【真题实战一】(2017 年山东大学真题)
CHINA’s biggest carmaker does not seem to be doing so badly, a first glance at SAIC’s third quarter results on October 30th would suggest. Net profits rose by nearly 5% compared with a year earlier, to 6.8 billion yuan ($1.1 billion). But SAIC, like the country’s many other domestic car firms, is not firing on all cylinders and is far from living up to the hopes the government has invested in the state giant.
SAIC makes a quarter of the vehicles that crawl along the country’s congested roads. In the third quarter it sold 1.3m cars, 9% more than a year earlier. Overall Chinese demand, tempered by a cooling economy, grew by just 4%. But SAIC’s success was mostly due not to cars bearing its own badges, but Volkswagen and General Motors models, made in factories jointly operated with these two Western giants.
Foreign carmakers were forced to collaborate with Chinese ones as the price for entering what is now the world’s largest automotive market. SAIC’s partnerships with VW and GM are flourishing, as are the other Chinese-foreign joint ventures. The government had hoped that, by now, domestic firms would have absorbed all they needed to know from the foreigners about making and selling world-class cars and be ready to get by without them.

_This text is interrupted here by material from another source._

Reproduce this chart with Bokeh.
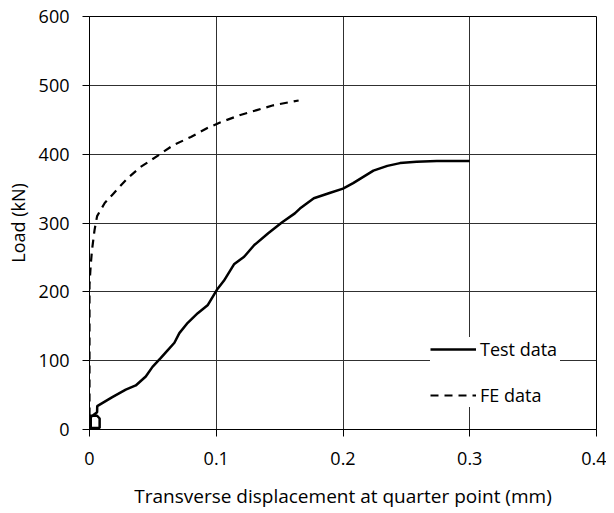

But the success of the joint ventures has made the Chinese firms complacent. They have failed to develop their own technology, styling or marketing capability. SAIC has long been losing money on its own-brand cars, which sell under badges such as Roewe and MG (the latter a faded British brand it bought along with other parts of the collapsed Rover Group). In the latest quarter the losses rose sharply, to around 2 billion yuan. A vicious circle has set in: the poor financial performance of Chinese firms’ own brands has sapped their will to invest in research and development to improve their performance on the road and in the showrooms. Little wonder, then, that Chinese motorists spurn pleas for patriotism and covet foreign-badged motors.
The government has tried to fix the problem by pressing the foreign carmakers to work with the locals to create new brands combining international flair with Chinese characteristics. So far this has made little difference: Chinese brands account for only about one-third of domestic sales, and their share continues to dwindle.
Chinese vehicles have not travelled well. Exports, mostly to poor countries where drivers care about price more than image, were fewer than 600,000 in 2013, 10% lower than the year before. SAIC’s hopes that Rover Group’s brands and technology would help it do better in rich countries have yet to be met. Three years after it relaunched the MG brand in Britain, it is selling just a few hundred cars a month there. Likewise, Geely, a smaller Chinese maker, has yet to see much benefit from buying Volvo of Sweden.
China’s carmakers are still trying to improve. A recent survey from JD Power, a market-research firm, shows that the quality gap with foreign rivals is closing. The Chinese firms are busy hiring Western designers to make their models more distinguished. But like many of its peers, SAIC lacks foreign managers who have the skills to market cars abroad and set up the service networks that buyers expect. No wonder the government’s ambition for China to boast two or three world-class car firms, with badges as recognizable as Toyotas or Fords, remains a distant dream.
Q1: Please introduce SAIC briefly in your own words.